(no title)
amadvance | 1 year ago
'We first estimate the supply-side value by calculating the cost to recreate the most widely used OSS once. We then calculate the demand-side value based on a replacement value for each firm that uses the software and would need to build it internally if OSS did not exist. We estimate the supply-side value of widely-used OSS is $4.15 billion, but that the demand-side value is much larger at $8.8 trillion.'
abtinf|1 year ago
It supposes you could simply hire programmers to build OSS from scratch.
If you have ever worked on a large project in a corporation, you instantly know how shockingly ignorant this is.
Hint: many of them end in failure and are never released at all.
Then there are the massive amplifications that happen due to the mere existence of open source: learning, spreading of ideas, reusable tooling, and more.
Has any business school ever produced a paper worth a damn?
https://www.hbs.edu/ris/Publication%20Files/24-038_51f8444f-...
jvanderbot|1 year ago
Providing a lower bound on value, and furthermore one that is astronomically high, is extremely useful as an eye-opener. This is a useful result for policy-makers.
mitjam|1 year ago
doctorpangloss|1 year ago
The research from Fader at Wharton is pretty significant.
acc4everypici|1 year ago
and even more than that, what matters is the capability of the paper to sway the opinion of real power.
our experience dealing with power may vary, in mine, power does not respond to "reasoning" nor any of that stuff.
nonetheless, I agree with your sentiment. why does science demand replication? IMO, a key underlying consequence is that ideas must be transferred, given away before they can be science.

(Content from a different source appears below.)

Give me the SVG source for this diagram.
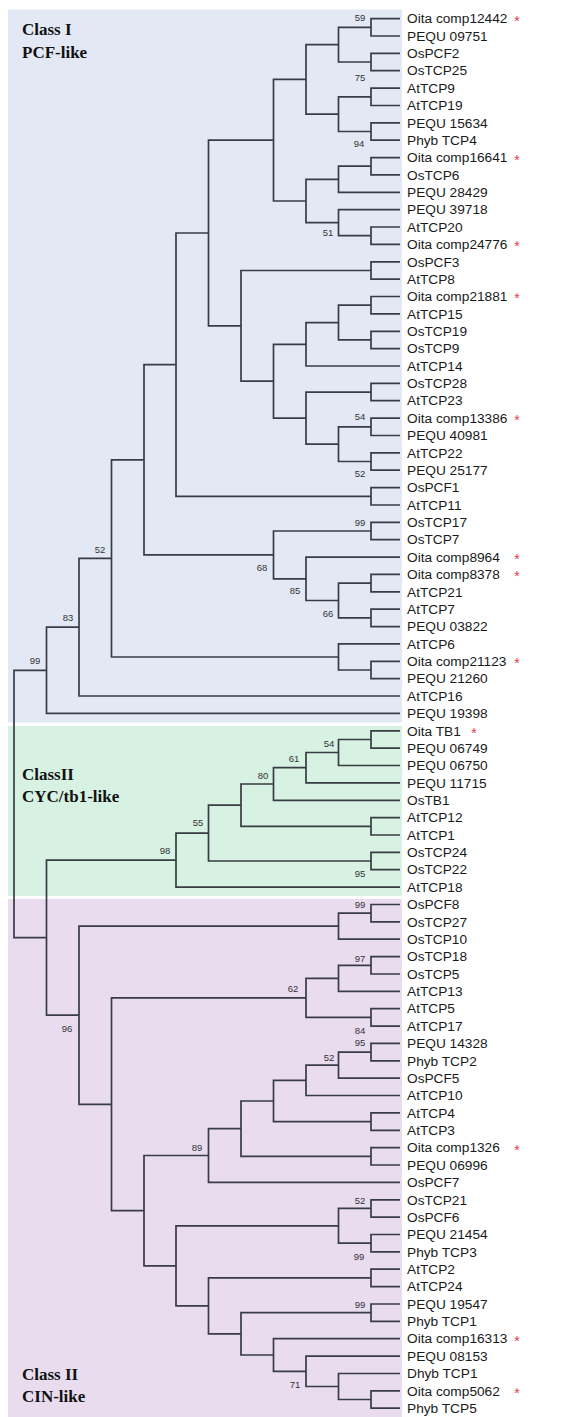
<svg xmlns="http://www.w3.org/2000/svg" width="587" height="1417" viewBox="0 0 587 1417">
<style>
.br{fill:none;stroke:#383c44;stroke-width:1.7;stroke-linejoin:miter;stroke-linecap:butt}
.lf{font-family:"Liberation Sans",Arial,sans-serif;font-size:13.7px;fill:#1a1a1a}
.bs{font-family:"Liberation Sans",Arial,sans-serif;font-size:9.5px;fill:#333;text-anchor:middle}
.st{font-family:"Liberation Sans",Arial,sans-serif;font-size:14px;fill:#e53940;text-anchor:middle}
.cl{font-family:"Liberation Serif","Times New Roman",serif;font-size:17px;font-weight:bold;fill:#111}
</style>
<rect width="587" height="1417" fill="#ffffff"/>
<g id="panels">
<rect x="8" y="9.5" width="394" height="713" fill="#e3e9f4"/>
<rect x="8" y="726" width="394" height="170" fill="#d7f1e3"/>
<rect x="8" y="899" width="394" height="518" fill="#e9dcef"/>
</g>
<g id="class-titles">
<text class="cl" x="22" y="35">Class I</text>
<text class="cl" x="22" y="58">PCF-like</text>
<text class="cl" x="22" y="780">ClassII</text>
<text class="cl" x="22" y="802">CYC/tb1-like</text>
<text class="cl" x="22" y="1380">Class II</text>
<text class="cl" x="22" y="1402">CIN-like</text>
</g>
<g id="connectors" class="br">
<path d="M400 18.6H371V36H400"/>
<path d="M400 53.3H371V70.7H400"/>
<path d="M371 27.3H338.5V62H371"/>
<path d="M400 88.1H371V105.5H400"/>
<path d="M400 122.8H371V140.2H400"/>
<path d="M371 96.8H338.5V131.5H371"/>
<path d="M338.5 44.7H306V114.1H338.5"/>
<path d="M400 157.6H371V174.9H400"/>
<path d="M371 166.2H338.5V192.3H400"/>
<path d="M400 227H371V244.4H400"/>
<path d="M400 209.7H338.5V235.7H371"/>
<path d="M338.5 179.3H306V222.7H338.5"/>
<path d="M306 79.4H273.5V201H306"/>
<path d="M400 261.8H371V279.2H400"/>
<path d="M400 296.5H371V313.9H400"/>
<path d="M400 331.3H371V348.6H400"/>
<path d="M371 305.2H338.5V339.9H371"/>
<path d="M338.5 322.6H306V366H400"/>
<path d="M400 383.4H371V400.7H400"/>
<path d="M400 418.1H371V435.5H400"/>
<path d="M400 452.9H371V470.2H400"/>
<path d="M371 426.8H338.5V461.5H371"/>
<path d="M371 392.1H306V444.2H338.5"/>
<path d="M306 344.3H273.5V418.1H306"/>
<path d="M371 270.5H241V381.2H273.5"/>
<path d="M273.5 140.2H208.5V325.8H241"/>
<path d="M400 487.6H371V505H400"/>
<path d="M208.5 233H176V496.3H371"/>
<path d="M400 522.3H371V539.7H400"/>
<path d="M400 574.4H371V591.8H400"/>
<path d="M400 609.2H371V626.6H400"/>
<path d="M371 583.1H338.5V617.9H371"/>
<path d="M400 557.1H306V600.5H338.5"/>
<path d="M371 531H273.5V578.8H306"/>
<path d="M176 364.7H144V554.9H273.5"/>
<path d="M400 661.3H371V678.7H400"/>
<path d="M400 643.9H338.5V670H371"/>
<path d="M144 459.8H111.5V657H338.5"/>
<path d="M111.5 558.4H79V696H400"/>
<path d="M79 627.2H46.5V713.4H400"/>
<path d="M400 730.8H371V748.1H400"/>
<path d="M371 739.5H338.5V765.5H400"/>
<path d="M338.5 752.5H306V782.9H400"/>
<path d="M306 767.7H273.5V800.3H400"/>
<path d="M400 817.6H371V835H400"/>
<path d="M273.5 784H241V826.3H371"/>
<path d="M400 852.4H371V869.7H400"/>
<path d="M241 805.1H208.5V861H371"/>
<path d="M208.5 833.1H176V887.1H400"/>
<path d="M400 904.5H371V921.8H400"/>
<path d="M371 913.2H338.5V939.2H400"/>
<path d="M400 956.6H371V974H400"/>
<path d="M371 965.3H338.5V991.3H400"/>
<path d="M400 1008.7H371V1026.1H400"/>
<path d="M338.5 978.3H306V1017.4H371"/>
<path d="M400 1043.4H371V1060.8H400"/>
<path d="M371 1052.1H338.5V1078.2H400"/>
<path d="M338.5 1065.1H306V1095.5H400"/>
<path d="M400 1112.9H371V1130.3H400"/>
<path d="M306 1080.3H273.5V1121.6H371"/>
<path d="M400 1147.7H371V1165H400"/>
<path d="M273.5 1101H241V1156.3H371"/>
<path d="M241 1128.7H208.5V1182.4H400"/>
<path d="M400 1199.8H371V1217.1H400"/>
<path d="M400 1234.5H371V1251.9H400"/>
<path d="M371 1208.4H338.5V1243.2H371"/>
<path d="M400 1269.2H371V1286.6H400"/>
<path d="M400 1304H371V1321.4H400"/>
<path d="M400 1390.8H371V1408.2H400"/>
<path d="M400 1373.5H338.5V1399.5H371"/>
<path d="M400 1356.1H306V1386.5H338.5"/>
<path d="M400 1338.7H273.5V1371.3H306"/>
<path d="M371 1312.7H241V1355H273.5"/>
<path d="M371 1277.9H208.5V1333.8H241"/>
<path d="M338.5 1225.8H176V1305.9H208.5"/>
<path d="M208.5 1155.5H144V1265.9H176"/>
<path d="M306 997.8H111.5V1210.7H144"/>
<path d="M338.5 926.2H79V1104.3H111.5"/>
<path d="M176 860.1H46.5V1015.2H79"/>
<path d="M46.5 670.3H14V937.7H46.5"/>
</g>
<g id="support-values" class="bs">
<text x="360" y="20.9">59</text>
<text x="360" y="80.9">75</text>
<text x="359" y="146.9">94</text>
<text x="328" y="236.4">51</text>
<text x="360" y="420.4">54</text>
<text x="360" y="477.4">52</text>
<text x="360" y="526.4">99</text>
<text x="262" y="571.4">68</text>
<text x="295" y="594.4">85</text>
<text x="328" y="617.4">66</text>
<text x="68" y="621.4">83</text>
<text x="35" y="664.4">99</text>
<text x="100" y="553.4">52</text>
<text x="329" y="747.4">54</text>
<text x="294" y="762.4">61</text>
<text x="263" y="779.4">80</text>
<text x="198" y="826.4">55</text>
<text x="165" y="854.4">98</text>
<text x="360" y="877.4">95</text>
<text x="360" y="908.4">99</text>
<text x="360" y="962.4">97</text>
<text x="293" y="992.4">62</text>
<text x="360" y="1034.4">84</text>
<text x="360" y="1046.4">95</text>
<text x="329" y="1061.4">52</text>
<text x="67" y="1032.4">96</text>
<text x="197" y="1151.4">89</text>
<text x="360" y="1204.4">52</text>
<text x="359" y="1260.4">99</text>
<text x="360" y="1308.4">99</text>
<text x="295" y="1388.4">71</text>
</g>
<g id="leaves" class="lf">
<g id="leaf-01"><text x="407" y="23.3">Oita comp12442</text><text class="st" x="517" y="25.5">*</text></g>
<g id="leaf-02"><text x="407" y="40.7">PEQU 09751</text></g>
<g id="leaf-03"><text x="407" y="58">OsPCF2</text></g>
<g id="leaf-04"><text x="407" y="75.4">OsTCP25</text></g>
<g id="leaf-05"><text x="407" y="92.8">AtTCP9</text></g>
<g id="leaf-06"><text x="407" y="110.2">AtTCP19</text></g>
<g id="leaf-07"><text x="407" y="127.5">PEQU 15634</text></g>
<g id="leaf-08"><text x="407" y="144.9">Phyb TCP4</text></g>
<g id="leaf-09"><text x="407" y="162.3">Oita comp16641</text><text class="st" x="517" y="164.5">*</text></g>
<g id="leaf-10"><text x="407" y="179.6">OsTCP6</text></g>
<g id="leaf-11"><text x="407" y="197">PEQU 28429</text></g>
<g id="leaf-12"><text x="407" y="214.4">PEQU 39718</text></g>
<g id="leaf-13"><text x="407" y="231.7">AtTCP20</text></g>
<g id="leaf-14"><text x="407" y="249.1">Oita comp24776</text><text class="st" x="517" y="251.3">*</text></g>
<g id="leaf-15"><text x="407" y="266.5">OsPCF3</text></g>
<g id="leaf-16"><text x="407" y="283.9">AtTCP8</text></g>
<g id="leaf-17"><text x="407" y="301.2">Oita comp21881</text><text class="st" x="517" y="303.4">*</text></g>
<g id="leaf-18"><text x="407" y="318.6">AtTCP15</text></g>
<g id="leaf-19"><text x="407" y="336">OsTCP19</text></g>
<g id="leaf-20"><text x="407" y="353.3">OsTCP9</text></g>
<g id="leaf-21"><text x="407" y="370.7">AtTCP14</text></g>
<g id="leaf-22"><text x="407" y="388.1">OsTCP28</text></g>
<g id="leaf-23"><text x="407" y="405.4">AtTCP23</text></g>
<g id="leaf-24"><text x="407" y="422.8">Oita comp13386</text><text class="st" x="517" y="425">*</text></g>
<g id="leaf-25"><text x="407" y="440.2">PEQU 40981</text></g>
<g id="leaf-26"><text x="407" y="457.6">AtTCP22</text></g>
<g id="leaf-27"><text x="407" y="474.9">PEQU 25177</text></g>
<g id="leaf-28"><text x="407" y="492.3">OsPCF1</text></g>
<g id="leaf-29"><text x="407" y="509.7">AtTCP11</text></g>
<g id="leaf-30"><text x="407" y="527">OsTCP17</text></g>
<g id="leaf-31"><text x="407" y="544.4">OsTCP7</text></g>
<g id="leaf-32"><text x="407" y="561.8">Oita comp8964</text><text class="st" x="517" y="564">*</text></g>
<g id="leaf-33"><text x="407" y="579.1">Oita comp8378</text><text class="st" x="517" y="581.3">*</text></g>
<g id="leaf-34"><text x="407" y="596.5">AtTCP21</text></g>
<g id="leaf-35"><text x="407" y="613.9">AtTCP7</text></g>
<g id="leaf-36"><text x="407" y="631.3">PEQU 03822</text></g>
<g id="leaf-37"><text x="407" y="648.6">AtTCP6</text></g>
<g id="leaf-38"><text x="407" y="666">Oita comp21123</text><text class="st" x="517" y="668.2">*</text></g>
<g id="leaf-39"><text x="407" y="683.4">PEQU 21260</text></g>
<g id="leaf-40"><text x="407" y="700.7">AtTCP16</text></g>
<g id="leaf-41"><text x="407" y="718.1">PEQU 19398</text></g>
<g id="leaf-42"><text x="407" y="735.5">Oita TB1</text><text class="st" x="474" y="737.7">*</text></g>
<g id="leaf-43"><text x="407" y="752.8">PEQU 06749</text></g>
<g id="leaf-44"><text x="407" y="770.2">PEQU 06750</text></g>
<g id="leaf-45"><text x="407" y="787.6">PEQU 11715</text></g>
<g id="leaf-46"><text x="407" y="805">OsTB1</text></g>
<g id="leaf-47"><text x="407" y="822.3">AtTCP12</text></g>
<g id="leaf-48"><text x="407" y="839.7">AtTCP1</text></g>
<g id="leaf-49"><text x="407" y="857.1">OsTCP24</text></g>
<g id="leaf-50"><text x="407" y="874.4">OsTCP22</text></g>
<g id="leaf-51"><text x="407" y="891.8">AtTCP18</text></g>
<g id="leaf-52"><text x="407" y="909.2">OsPCF8</text></g>
<g id="leaf-53"><text x="407" y="926.5">OsTCP27</text></g>
<g id="leaf-54"><text x="407" y="943.9">OsTCP10</text></g>
<g id="leaf-55"><text x="407" y="961.3">OsTCP18</text></g>
<g id="leaf-56"><text x="407" y="978.7">OsTCP5</text></g>
<g id="leaf-57"><text x="407" y="996">AtTCP13</text></g>
<g id="leaf-58"><text x="407" y="1013.4">AtTCP5</text></g>
<g id="leaf-59"><text x="407" y="1030.8">AtTCP17</text></g>
<g id="leaf-60"><text x="407" y="1048.1">PEQU 14328</text></g>
<g id="leaf-61"><text x="407" y="1065.5">Phyb TCP2</text></g>
<g id="leaf-62"><text x="407" y="1082.9">OsPCF5</text></g>
<g id="leaf-63"><text x="407" y="1100.2">AtTCP10</text></g>
<g id="leaf-64"><text x="407" y="1117.6">AtTCP4</text></g>
<g id="leaf-65"><text x="407" y="1135">AtTCP3</text></g>
<g id="leaf-66"><text x="407" y="1152.4">Oita comp1326</text><text class="st" x="517" y="1154.6">*</text></g>
<g id="leaf-67"><text x="407" y="1169.7">PEQU 06996</text></g>
<g id="leaf-68"><text x="407" y="1187.1">OsPCF7</text></g>
<g id="leaf-69"><text x="407" y="1204.5">OsTCP21</text></g>
<g id="leaf-70"><text x="407" y="1221.8">OsPCF6</text></g>
<g id="leaf-71"><text x="407" y="1239.2">PEQU 21454</text></g>
<g id="leaf-72"><text x="407" y="1256.6">Phyb TCP3</text></g>
<g id="leaf-73"><text x="407" y="1273.9">AtTCP2</text></g>
<g id="leaf-74"><text x="407" y="1291.3">AtTCP24</text></g>
<g id="leaf-75"><text x="407" y="1308.7">PEQU 19547</text></g>
<g id="leaf-76"><text x="407" y="1326.1">Phyb TCP1</text></g>
<g id="leaf-77"><text x="407" y="1343.4">Oita comp16313</text><text class="st" x="517" y="1345.6">*</text></g>
<g id="leaf-78"><text x="407" y="1360.8">PEQU 08153</text></g>
<g id="leaf-79"><text x="407" y="1378.2">Dhyb TCP1</text></g>
<g id="leaf-80"><text x="407" y="1395.5">Oita comp5062</text><text class="st" x="517" y="1397.7">*</text></g>
<g id="leaf-81"><text x="407" y="1412.9">Phyb TCP5</text></g>
</g>
</svg>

the ideology of "real" human-centric science is equivalent to open source mindset. so then, my question is what to call all that research that happens, privately, in secret and under a lot of NDAs.... it is not science; that is product development.
darby_nine|1 year ago
> To reproduce all widely-used OSS once (e.g., the idea of OSS still exists, but all current OSS is deleted and needs to be coded from scratch), using programmers at the average developer wage from India, it would require an investment of $1.22 billion. In contrast, if we use the average developer wage from the United States, then reproducing all widely-used OSS would require an investment of $6.22 billion. Using a pool of programmers from across the world, weighed based on the existing geographic contributions to OSS as discussed above, would lead to an investment somewhere in between the low and high-income country, $4.15 billion.
Note that they just assume that you can basically hire programmers to type that out and extrapolate from lines of code. So I'm guessing this is off by at least one order of magnitude.
Granted, I'm not sure if I have a better option, but I'd probably start with sampling OSS contributors to figure out how much time they actually devote to OSS.
Paper is here for the curious: https://www.hbs.edu/ris/Publication%20Files/24-038_51f8444f-...
meiraleal|1 year ago
hyperpape|1 year ago
https://hachyderm.io/@hyperpape/111784908079127255
whit537|1 year ago
https://openpath.chadwhitacre.com/2024/questioning-the-value...
https://news.ycombinator.com/item?id=39340146
https://news.ycombinator.com/item?id=39340277
jchanimal|1 year ago
Terr_|1 year ago
Let's not forget the new cost of taking those bajillion different implementations and making them compatible.